<<<<

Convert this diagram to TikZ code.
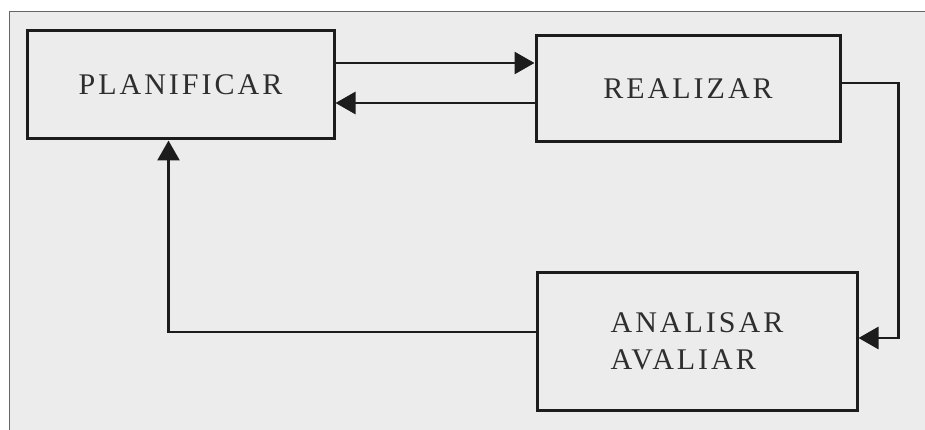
\documentclass[tikz,border=0pt]{standalone}
\usepackage{fontspec}
\setmainfont{Liberation Serif}[LetterSpace=10]
\usetikzlibrary{arrows.meta}
\definecolor{paper}{HTML}{ECECEC}
\definecolor{ink}{HTML}{1C1C1C}
\definecolor{textink}{HTML}{2E2E2E}
\definecolor{framecol}{HTML}{666666}
\tikzset{
  box/.style={draw=ink, line width=3pt, inner sep=0pt,
    font=\fontsize{30}{37}\selectfont, text=textink},
  flow/.style={draw=ink, line width=2.8pt,
    -{Triangle[length=20pt,width=22pt]}}
}
\begin{document}
\begin{tikzpicture}[x=1pt,y=-1pt]
  \useasboundingbox (0,0) rectangle (925,430);
  % paper and the edge of the page
  \fill[white] (0,0) rectangle (925,430);
  \fill[paper] (9,12) rectangle (925,430);
  \draw[framecol, line width=1pt] (9,430) -- (9,12) -- (925,12);

  % the three stages
  \node[box, minimum width=307pt, minimum height=108pt] (P) at (180.5,85) {PLANIFICAR};
  \node[box, minimum width=304pt, minimum height=106pt] (R) at (688,89) {REALIZAR};
  \node[box, minimum width=320pt, minimum height=138pt, align=left] (A) at (697,341)
    {ANALISAR\\AVALIAR};

  % connectors (yshift is measured upwards on the page)
  \draw[flow] ([yshift=22pt]P.east) -- ([yshift=22pt]P.east -| R.west);
  \draw[flow] ([yshift=-14pt]R.west) -- ([yshift=-14pt]R.west -| P.east);
  \draw[flow] ([yshift=6pt]R.east) -- ++(57pt,0) |- ([yshift=3pt]A.east);
  \draw[flow] ([yshift=9pt]A.west) -| ([xshift=-12pt]P.south);
\end{tikzpicture}
\end{document}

>>>>

- Exercise requirements: Quote the material exactly. Pictures stay out.

- Exercise solution:
Convert this diagram to TikZ code.
\documentclass[tikz,border=0pt]{standalone}
\usepackage{fontspec}
\setmainfont{Liberation Serif}[LetterSpace=10]
\usetikzlibrary{arrows.meta}
\definecolor{paper}{HTML}{ECECEC}
\definecolor{ink}{HTML}{1C1C1C}
\definecolor{textink}{HTML}{2E2E2E}
\definecolor{framecol}{HTML}{666666}
\tikzset{
  box/.style={draw=ink, line width=3pt, inner sep=0pt,
    font=\fontsize{30}{37}\selectfont, text=textink},
  flow/.style={draw=ink, line width=2.8pt,
    -{Triangle[length=20pt,width=22pt]}}
}
\begin{document}
\begin{tikzpicture}[x=1pt,y=-1pt]
  \useasboundingbox (0,0) rectangle (925,430);
  % paper and the edge of the page
  \fill[white] (0,0) rectangle (925,430);
  \fill[paper] (9,12) rectangle (925,430);
  \draw[framecol, line width=1pt] (9,430) -- (9,12) -- (925,12);

  % the three stages
  \node[box, minimum width=307pt, minimum height=108pt] (P) at (180.5,85) {PLANIFICAR};
  \node[box, minimum width=304pt, minimum height=106pt] (R) at (688,89) {REALIZAR};
  \node[box, minimum width=320pt, minimum height=138pt, align=left] (A) at (697,341)
    {ANALISAR\\AVALIAR};

  % connectors (yshift is measured upwards on the page)
  \draw[flow] ([yshift=22pt]P.east) -- ([yshift=22pt]P.east -| R.west);
  \draw[flow] ([yshift=-14pt]R.west) -- ([yshift=-14pt]R.west -| P.east);
  \draw[flow] ([yshift=6pt]R.east) -- ++(57pt,0) |- ([yshift=3pt]A.east);
  \draw[flow] ([yshift=9pt]A.west) -| ([xshift=-12pt]P.south);
\end{tikzpicture}
\end{document}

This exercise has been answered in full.